Can you write out all the lines word for word, with no pictures?

******************************

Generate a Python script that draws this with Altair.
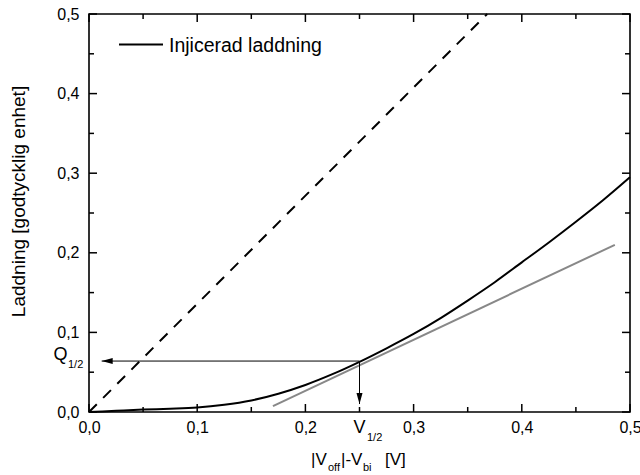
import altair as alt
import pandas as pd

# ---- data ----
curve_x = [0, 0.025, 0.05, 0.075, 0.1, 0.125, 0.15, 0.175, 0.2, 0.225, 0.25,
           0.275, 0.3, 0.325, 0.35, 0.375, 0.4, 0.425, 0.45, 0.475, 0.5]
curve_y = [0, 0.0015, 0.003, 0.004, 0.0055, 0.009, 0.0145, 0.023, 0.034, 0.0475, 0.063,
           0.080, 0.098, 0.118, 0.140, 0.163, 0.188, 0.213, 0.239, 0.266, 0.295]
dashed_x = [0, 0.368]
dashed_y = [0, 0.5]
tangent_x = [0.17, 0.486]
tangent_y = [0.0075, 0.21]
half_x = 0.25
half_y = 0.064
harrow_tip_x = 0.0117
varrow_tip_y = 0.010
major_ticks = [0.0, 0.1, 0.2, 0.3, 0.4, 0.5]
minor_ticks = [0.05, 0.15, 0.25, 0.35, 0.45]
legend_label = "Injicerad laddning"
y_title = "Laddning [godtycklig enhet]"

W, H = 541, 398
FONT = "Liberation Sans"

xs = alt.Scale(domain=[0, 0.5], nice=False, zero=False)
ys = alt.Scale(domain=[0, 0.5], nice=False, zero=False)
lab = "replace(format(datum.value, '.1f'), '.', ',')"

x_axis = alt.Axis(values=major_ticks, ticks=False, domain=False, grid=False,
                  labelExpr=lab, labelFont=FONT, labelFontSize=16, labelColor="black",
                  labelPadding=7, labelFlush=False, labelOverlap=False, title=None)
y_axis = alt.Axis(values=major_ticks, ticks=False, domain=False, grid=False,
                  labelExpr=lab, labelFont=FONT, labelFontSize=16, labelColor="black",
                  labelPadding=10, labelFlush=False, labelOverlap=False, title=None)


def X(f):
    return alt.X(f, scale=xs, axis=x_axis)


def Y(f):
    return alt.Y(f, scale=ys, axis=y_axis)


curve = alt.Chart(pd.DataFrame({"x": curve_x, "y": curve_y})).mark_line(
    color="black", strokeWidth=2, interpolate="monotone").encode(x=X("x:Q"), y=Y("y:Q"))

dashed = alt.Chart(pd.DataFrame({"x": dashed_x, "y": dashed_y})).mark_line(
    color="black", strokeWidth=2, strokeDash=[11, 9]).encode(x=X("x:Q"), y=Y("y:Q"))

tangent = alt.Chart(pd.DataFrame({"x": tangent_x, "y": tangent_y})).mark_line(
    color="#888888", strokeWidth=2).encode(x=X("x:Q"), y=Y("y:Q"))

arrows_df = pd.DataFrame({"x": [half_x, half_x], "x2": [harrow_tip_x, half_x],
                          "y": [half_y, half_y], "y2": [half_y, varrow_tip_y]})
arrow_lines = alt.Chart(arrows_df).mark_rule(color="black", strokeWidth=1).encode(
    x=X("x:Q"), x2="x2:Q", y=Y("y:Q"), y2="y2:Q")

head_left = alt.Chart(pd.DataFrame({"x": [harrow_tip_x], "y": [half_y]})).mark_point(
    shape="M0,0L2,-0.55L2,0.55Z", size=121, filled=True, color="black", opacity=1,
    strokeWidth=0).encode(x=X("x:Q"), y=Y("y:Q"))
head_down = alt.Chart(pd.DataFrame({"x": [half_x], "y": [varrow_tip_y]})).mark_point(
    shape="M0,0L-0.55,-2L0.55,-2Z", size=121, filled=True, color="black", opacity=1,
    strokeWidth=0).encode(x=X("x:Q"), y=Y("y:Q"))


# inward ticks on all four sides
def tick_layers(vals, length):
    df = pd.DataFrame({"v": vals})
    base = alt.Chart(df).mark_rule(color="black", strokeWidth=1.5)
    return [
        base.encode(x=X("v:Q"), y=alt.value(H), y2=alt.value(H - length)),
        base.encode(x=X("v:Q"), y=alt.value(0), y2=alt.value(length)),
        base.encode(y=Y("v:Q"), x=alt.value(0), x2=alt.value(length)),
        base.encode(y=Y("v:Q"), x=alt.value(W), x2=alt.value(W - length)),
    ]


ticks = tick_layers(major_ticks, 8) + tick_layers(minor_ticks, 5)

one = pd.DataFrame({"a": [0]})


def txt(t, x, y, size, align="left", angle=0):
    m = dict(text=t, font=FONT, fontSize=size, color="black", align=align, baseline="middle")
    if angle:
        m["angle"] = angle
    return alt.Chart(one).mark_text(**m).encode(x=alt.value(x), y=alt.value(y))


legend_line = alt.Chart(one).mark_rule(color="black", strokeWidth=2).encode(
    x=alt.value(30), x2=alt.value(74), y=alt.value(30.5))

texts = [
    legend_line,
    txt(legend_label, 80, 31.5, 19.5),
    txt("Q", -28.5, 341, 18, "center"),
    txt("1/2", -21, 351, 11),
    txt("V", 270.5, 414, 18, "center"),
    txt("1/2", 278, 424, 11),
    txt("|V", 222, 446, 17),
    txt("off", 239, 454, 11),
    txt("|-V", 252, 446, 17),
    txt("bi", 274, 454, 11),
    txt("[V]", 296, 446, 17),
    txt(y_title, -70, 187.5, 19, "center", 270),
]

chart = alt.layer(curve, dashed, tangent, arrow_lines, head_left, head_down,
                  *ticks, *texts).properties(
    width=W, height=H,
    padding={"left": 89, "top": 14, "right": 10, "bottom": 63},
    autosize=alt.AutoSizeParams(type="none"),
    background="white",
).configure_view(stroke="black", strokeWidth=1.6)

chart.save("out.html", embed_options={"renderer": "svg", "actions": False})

******************************

Full solution:
Generate a Python script that draws this with Altair.
import altair as alt
import pandas as pd

# ---- data ----
curve_x = [0, 0.025, 0.05, 0.075, 0.1, 0.125, 0.15, 0.175, 0.2, 0.225, 0.25,
           0.275, 0.3, 0.325, 0.35, 0.375, 0.4, 0.425, 0.45, 0.475, 0.5]
curve_y = [0, 0.0015, 0.003, 0.004, 0.0055, 0.009, 0.0145, 0.023, 0.034, 0.0475, 0.063,
           0.080, 0.098, 0.118, 0.140, 0.163, 0.188, 0.213, 0.239, 0.266, 0.295]
dashed_x = [0, 0.368]
dashed_y = [0, 0.5]
tangent_x = [0.17, 0.486]
tangent_y = [0.0075, 0.21]
half_x = 0.25
half_y = 0.064
harrow_tip_x = 0.0117
varrow_tip_y = 0.010
major_ticks = [0.0, 0.1, 0.2, 0.3, 0.4, 0.5]
minor_ticks = [0.05, 0.15, 0.25, 0.35, 0.45]
legend_label = "Injicerad laddning"
y_title = "Laddning [godtycklig enhet]"

W, H = 541, 398
FONT = "Liberation Sans"

xs = alt.Scale(domain=[0, 0.5], nice=False, zero=False)
ys = alt.Scale(domain=[0, 0.5], nice=False, zero=False)
lab = "replace(format(datum.value, '.1f'), '.', ',')"

x_axis = alt.Axis(values=major_ticks, ticks=False, domain=False, grid=False,
                  labelExpr=lab, labelFont=FONT, labelFontSize=16, labelColor="black",
                  labelPadding=7, labelFlush=False, labelOverlap=False, title=None)
y_axis = alt.Axis(values=major_ticks, ticks=False, domain=False, grid=False,
                  labelExpr=lab, labelFont=FONT, labelFontSize=16, labelColor="black",
                  labelPadding=10, labelFlush=False, labelOverlap=False, title=None)


def X(f):
    return alt.X(f, scale=xs, axis=x_axis)


def Y(f):
    return alt.Y(f, scale=ys, axis=y_axis)


curve = alt.Chart(pd.DataFrame({"x": curve_x, "y": curve_y})).mark_line(
    color="black", strokeWidth=2, interpolate="monotone").encode(x=X("x:Q"), y=Y("y:Q"))

dashed = alt.Chart(pd.DataFrame({"x": dashed_x, "y": dashed_y})).mark_line(
    color="black", strokeWidth=2, strokeDash=[11, 9]).encode(x=X("x:Q"), y=Y("y:Q"))

tangent = alt.Chart(pd.DataFrame({"x": tangent_x, "y": tangent_y})).mark_line(
    color="#888888", strokeWidth=2).encode(x=X("x:Q"), y=Y("y:Q"))

arrows_df = pd.DataFrame({"x": [half_x, half_x], "x2": [harrow_tip_x, half_x],
                          "y": [half_y, half_y], "y2": [half_y, varrow_tip_y]})
arrow_lines = alt.Chart(arrows_df).mark_rule(color="black", strokeWidth=1).encode(
    x=X("x:Q"), x2="x2:Q", y=Y("y:Q"), y2="y2:Q")

head_left = alt.Chart(pd.DataFrame({"x": [harrow_tip_x], "y": [half_y]})).mark_point(
    shape="M0,0L2,-0.55L2,0.55Z", size=121, filled=True, color="black", opacity=1,
    strokeWidth=0).encode(x=X("x:Q"), y=Y("y:Q"))
head_down = alt.Chart(pd.DataFrame({"x": [half_x], "y": [varrow_tip_y]})).mark_point(
    shape="M0,0L-0.55,-2L0.55,-2Z", size=121, filled=True, color="black", opacity=1,
    strokeWidth=0).encode(x=X("x:Q"), y=Y("y:Q"))


# inward ticks on all four sides
def tick_layers(vals, length):
    df = pd.DataFrame({"v": vals})
    base = alt.Chart(df).mark_rule(color="black", strokeWidth=1.5)
    return [
        base.encode(x=X("v:Q"), y=alt.value(H), y2=alt.value(H - length)),
        base.encode(x=X("v:Q"), y=alt.value(0), y2=alt.value(length)),
        base.encode(y=Y("v:Q"), x=alt.value(0), x2=alt.value(length)),
        base.encode(y=Y("v:Q"), x=alt.value(W), x2=alt.value(W - length)),
    ]


ticks = tick_layers(major_ticks, 8) + tick_layers(minor_ticks, 5)

one = pd.DataFrame({"a": [0]})


def txt(t, x, y, size, align="left", angle=0):
    m = dict(text=t, font=FONT, fontSize=size, color="black", align=align, baseline="middle")
    if angle:
        m["angle"] = angle
    return alt.Chart(one).mark_text(**m).encode(x=alt.value(x), y=alt.value(y))


legend_line = alt.Chart(one).mark_rule(color="black", strokeWidth=2).encode(
    x=alt.value(30), x2=alt.value(74), y=alt.value(30.5))

texts = [
    legend_line,
    txt(legend_label, 80, 31.5, 19.5),
    txt("Q", -28.5, 341, 18, "center"),
    txt("1/2", -21, 351, 11),
    txt("V", 270.5, 414, 18, "center"),
    txt("1/2", 278, 424, 11),
    txt("|V", 222, 446, 17),
    txt("off", 239, 454, 11),
    txt("|-V", 252, 446, 17),
    txt("bi", 274, 454, 11),
    txt("[V]", 296, 446, 17),
    txt(y_title, -70, 187.5, 19, "center", 270),
]

chart = alt.layer(curve, dashed, tangent, arrow_lines, head_left, head_down,
                  *ticks, *texts).properties(
    width=W, height=H,
    padding={"left": 89, "top": 14, "right": 10, "bottom": 63},
    autosize=alt.AutoSizeParams(type="none"),
    background="white",
).configure_view(stroke="black", strokeWidth=1.6)

chart.save("out.html", embed_options={"renderer": "svg", "actions": False})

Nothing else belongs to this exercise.